Chinese oil firm in biggest takeover of Canada Nexen Inc., $ 15.1 billion acquisition, Oil sands shale gas western Canada, Ottawa last deal of its kind
“Because I’m capping greenhouse gases, coal power plants, you know, natural gas, you name it — whatever the plants were, whatever the industry was, uh, they would have to retrofit their operations. That will cost money. They will pass that money on to consumers.”…Barack Obama
“Canada has outperformed the U.S. since then. In 2010, according to the International Monetary Fund, Canada grew at 3.2% versus 2.9% in the U.S. In 2011, the IMF estimates Canada will grow at 2.9%; unemployment is now 7.3%. The IMF’s U.S. growth forecast is 2.5% this year, and U.S. unemployment is 9.1%.
One explanation for Canada’s more robust growth is its strong commitment to energy, which has become more valuable in U.S. dollar terms under Federal Reserve Chairman Ben Bernanke’s inflationary policies. Alberta is now producing two million barrels per day but expects that number will grow to four to five million within a decade.”…Wall Street Journal Sept. 12, 2011
“For the first time in recent history, the average Canadian is richer than the average American, according to a report cited in Toronto’s Globe and Mail.
And not just by a little. Currently, the average Canadian household is more than $40,000 richer than the average American household. The net worth of the average Canadian household in 2011 was $363,202, compared to around $320,000 for Americans.”…US News July 18, 2012
From People’s Daily Online February 27, 2013.
“Chinese oil firm in biggest takeover”
“CHINA’S dominant offshore oil producer has completed a US$15.1 billion acquisition of Canada’s Nexen Inc, winning a key international platform for its global expansion.
The closing of China’s largest overseas takeover comes seven months after it was first announced.
CNOOC Ltd’s acquisition of Nexen, which has oil sands and shale gas in western Canada and conventional exploration and development in the North Sea and the Gulf of Mexico, will increase the Chinese firm’s production by 20 percent and its proven oil and gas reserves by 30 percent.
Yang Hua, CNOOC’s vice chairman, said Nexen was attractive because it had a diversified product portfolio and the majority of its assets were in politically stable regions.
CNOOC, which failed in its US$18.5 billion bid for Unocal Corp in 2005 due to the United States’ political opposition, started to track Nexen as a potential target the same year, Yang told Xinhua news agency.
In 2011, CNOOC acquired struggling Canadian oil sands producer OPTI, becoming a partner with Nexen in the Long Lake project in Alberta. The OPTI deal paved the way for the Nexen acquisition, Yang said.
Moody’s Investors Service said the ratings and stable outlooks of CNOOC and its parent will remain unchanged after the closing of the Nexen deal.

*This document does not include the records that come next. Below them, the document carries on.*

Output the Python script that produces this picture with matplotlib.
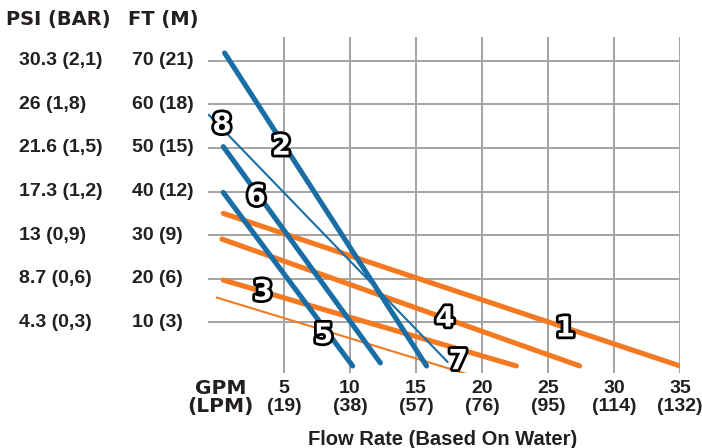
import matplotlib.pyplot as plt
import matplotlib.patheffects as pe
from matplotlib.transforms import blended_transform_factory

#### DATA
gpm_ticks = [5, 10, 15, 20, 25, 30, 35]
lpm_labels = ['(19)', '(38)', '(57)', '(76)', '(95)', '(114)', '(132)']
ft_ticks = [10, 20, 30, 40, 50, 60, 70]
ft_labels = ['10 (3)', '20 (6)', '30 (9)', '40 (12)', '50 (15)', '60 (18)', '70 (21)']
psi_labels = ['4.3 (0,3)', '8.7 (0,6)', '13 (0,9)', '17.3 (1,2)', '21.6 (1,5)', '26 (1,8)', '30.3 (2,1)']

# pump curves: start / end point (gpm, ft)
curve_names = ['1', '2', '3', '4', '5', '6', '7', '8']
curve_gpm = [[0.4, 35.0], [0.5, 15.8], [0.4, 22.6], [0.3, 27.4],
             [0.4, 10.2], [0.4, 12.3], [-0.1, 18.8], [-0.7, 17.4]]
curve_ft = [[35.0, 0.0], [71.8, 0.0], [19.7, 0.0], [29.1, 0.0],
            [39.8, 0.0], [50.3, 0.7], [15.7, -1.8], [57.6, 0.9]]
curve_color = ['orange', 'blue', 'orange', 'orange', 'blue', 'blue', 'orange', 'blue']
curve_thick = [True, True, True, True, True, True, False, False]

# where the number labels sit (gpm, ft)
label_gpm = [26.3, 4.8, 3.4, 17.2, 8.0, 2.9, 18.2, 0.3]
label_ft = [8.6, 50.3, 17.0, 10.9, 7.1, 38.8, 1.1, 55.3]

#### PLOTTING
W, H = 702, 448
fig = plt.figure(figsize=(W / 100, H / 100), dpi=100)

# axes placed in pixels: x 208..680, y 36.8..372.5 (from top)
left, right, top, bottom = 208.1, 680.0, 36.8, 372.5
ax = fig.add_axes([left / W, (H - bottom) / H, (right - left) / W, (bottom - top) / H])
ax.set_xlim(-0.75, 35)
ax.set_ylim(-1.5, 75.5)
for s in ax.spines.values():
    s.set_visible(False)
ax.set_xticks([])
ax.set_yticks([])

grid_col = '#a3a3a3'
for g in gpm_ticks:
    ax.axvline(g, color=grid_col, lw=1.4, zorder=1)
for f in ft_ticks:
    ax.axhline(f, color=grid_col, lw=1.4, zorder=1)

colors = {'orange': '#f47a22', 'blue': '#1a6ea6'}
for i in range(len(curve_names)):
    lw = 3.7 if curve_thick[i] else 1.5
    z = 3 if curve_color[i] == 'blue' else 2
    ax.plot(curve_gpm[i], curve_ft[i], color=colors[curve_color[i]], lw=lw,
            solid_capstyle='round', zorder=z)

outline = [pe.Stroke(linewidth=4, foreground='black'), pe.Normal()]
for i in range(len(curve_names)):
    ax.text(label_gpm[i], label_ft[i], curve_names[i], color='white', fontsize=20,
            fontweight='bold', family='DejaVu Sans', ha='center', va='center',
            path_effects=outline, zorder=5)

font = 'Liberation Sans'
txt = '#231f20'
fs = 14

# left labels: x in figure pixels, y in data
tl = blended_transform_factory(fig.transFigure, ax.transData)
for f, a, b in zip(ft_ticks, psi_labels, ft_labels):
    ax.text(19 / W, f, a, transform=tl, ha='left', va='center', fontsize=fs,
            fontweight='bold', family=font, color=txt)
    ax.text(132 / W, f, b, transform=tl, ha='left', va='center', fontsize=fs,
            fontweight='bold', family=font, color=txt)

fig.text(6 / W, 1 - 20 / H, 'PSI (BAR)', ha='left', va='center', fontsize=14,
         fontweight='bold', family='DejaVu Sans', color=txt)
fig.text(128 / W, 1 - 20 / H, 'FT (M)', ha='left', va='center', fontsize=14,
         fontweight='bold', family='DejaVu Sans', color=txt)

# bottom labels: x in data, y in figure pixels
tb = blended_transform_factory(ax.transData, fig.transFigure)
for g, l in zip(gpm_ticks, lpm_labels):
    ax.text(g, 1 - 388 / H, str(g), transform=tb, ha='center', va='center',
            fontsize=fs, fontweight='bold', family=font, color=txt)
    ax.text(g, 1 - 406 / H, l, transform=tb, ha='center', va='center',
            fontsize=fs, fontweight='bold', family=font, color=txt)

fig.text(221 / W, 1 - 388 / H, 'GPM', ha='center', va='center', fontsize=14.5,
         fontweight='bold', family='DejaVu Sans', color=txt)
fig.text(220 / W, 1 - 406 / H, '(LPM)', ha='center', va='center', fontsize=14.5,
         fontweight='bold', family='DejaVu Sans', color=txt)

fig.text(443 / W, 1 - 439 / H, 'Flow Rate (Based On Water)', ha='center', va='center',
         fontsize=14.5, fontweight='bold', family=font, color=txt)

fig.savefig('out.png', dpi=100)
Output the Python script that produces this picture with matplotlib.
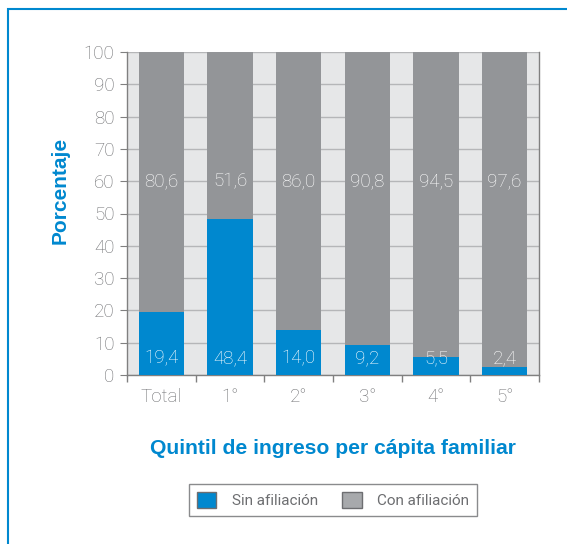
import matplotlib
matplotlib.use("Agg")
import matplotlib.pyplot as plt
from matplotlib.patches import Rectangle, Patch

categories = ["Total", "1°", "2°", "3°", "4°", "5°"]
sin_afiliacion = [19.4, 48.4, 14.0, 9.2, 5.5, 2.4]
con_afiliacion = [80.6, 51.6, 86.0, 90.8, 94.5, 97.6]
yticks = list(range(0, 101, 10))

BLUE = "#0088cf"
GRAY = "#939598"
BG = "#e6e7e8"
TXT = "#6d6e71"

plt.rcParams['font.family'] = ['Roboto', 'DejaVu Sans']

fig = plt.figure(figsize=(5.67, 5.44), dpi=100)
# outer frame
fig.patches.append(Rectangle((8/567, -0.1), 1.2, 1 - 9/544 + 0.1, transform=fig.transFigure,
                             fill=False, edgecolor=BLUE, linewidth=1.5))
ax = fig.add_axes([127/567, 1 - 375/544, 412/567, 323/544])
ax.set_facecolor(BG)
x = list(range(len(categories)))
w = 0.66
ax.bar(x, sin_afiliacion, width=w, color=BLUE, zorder=3, label="Sin afiliación")
ax.bar(x, con_afiliacion, width=w, bottom=sin_afiliacion, color=GRAY, zorder=3, label="Con afiliación")

for i in x:
    ax.text(i, 5.3, f"{sin_afiliacion[i]:.1f}".replace(".", ","), ha="center", va="center",
            color="white", fontsize=13.5, fontweight="light", zorder=4)
    ax.text(i, 60, f"{con_afiliacion[i]:.1f}".replace(".", ","), ha="center", va="center",
            color="white", fontsize=13.5, fontweight="light", zorder=4)

ax.set_xlim(-0.5, 5.5)
ax.set_ylim(0, 100)
ax.set_yticks(yticks)
ax.set_yticklabels([str(t) for t in yticks])
ax.yaxis.grid(True, color="#b5b6b8", linewidth=1, zorder=1)
ax.set_axisbelow(True)
ax.set_xticks([i - 0.5 for i in range(len(categories) + 1)])
ax.set_xticklabels([])
ax.set_xticks(x, minor=True)
ax.set_xticklabels(categories, minor=True)
ax.tick_params(axis="x", which="minor", length=0, pad=9, labelsize=13.5, labelcolor=TXT)
ax.tick_params(axis="x", which="major", length=5, color="#808080", width=1)
ax.tick_params(axis="y", length=5, color="#808080", labelsize=13.5, labelcolor=TXT, pad=4)
for lbl in ax.get_xticklabels(minor=True) + ax.get_yticklabels():
    lbl.set_fontweight("light")
for s in ["left", "bottom", "right"]:
    ax.spines[s].set_color("#808080")
    ax.spines[s].set_linewidth(1)
ax.spines["top"].set_visible(False)

fig.text(60/567, 1 - 190/544, "Porcentaje", rotation=90, ha="center", va="center",
         color=BLUE, fontsize=15, fontweight="bold", family=["Liberation Sans", "DejaVu Sans"])
fig.text(333/567, 1 - 448/544, "Quintil de ingreso per cápita familiar", ha="center", va="center",
         color=BLUE, fontsize=15.2, fontweight="bold", family=["Liberation Sans", "DejaVu Sans"])

handles = [Patch(facecolor=BLUE, edgecolor="#6d6e71", label="Sin afiliación"),
           Patch(facecolor="#a7a9ac", edgecolor="#6d6e71", label="Con afiliación")]
leg = fig.legend(handles=handles, loc="center", bbox_to_anchor=(333/567, 1 - 500/544), ncol=2,
                 frameon=True, fancybox=False, edgecolor="#6d6e71", fontsize=11,
                 handlelength=1.3, handleheight=1.3, columnspacing=1.6, borderpad=0.5,
                 handletextpad=1.0, labelcolor=TXT)
leg.get_frame().set_linewidth(1)
fig.savefig("out.png", dpi=100)
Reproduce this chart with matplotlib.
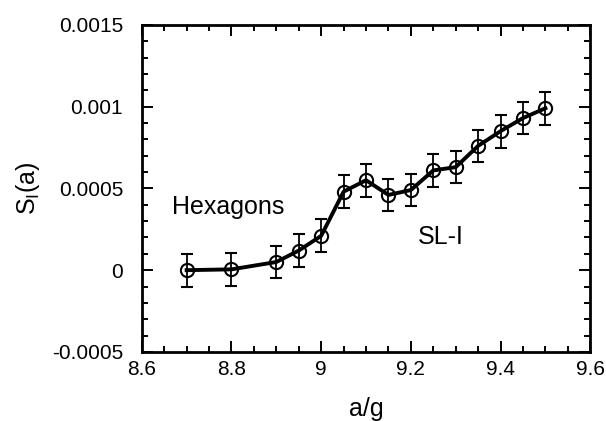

Senior analyst Simon Wong said the acquisition would “strengthen CNOOC Ltd’s position as one of world’s largest independent exploration and production companies and further diversify its product portfolio, in spite of its weakened credit metrics.”
Canada granted its approval in December after CNOOC agreed to various conditions. CNOOC made commitments regarding transparency, disclosure, commercial orientation, employment and capital investment that “demonstrate a long-term commitment to the development of the Canadian economy,” Canadian authorities said.
But Ottawa indicated this was the last deal of its kind it would approve by saying it wouldn’t allow foreign state companies to control the nation’s oil sands.
The Committee on Foreign Investment in the US approved the deal earlier this month, clearing the last major hurdle for the acquisition to succeed.”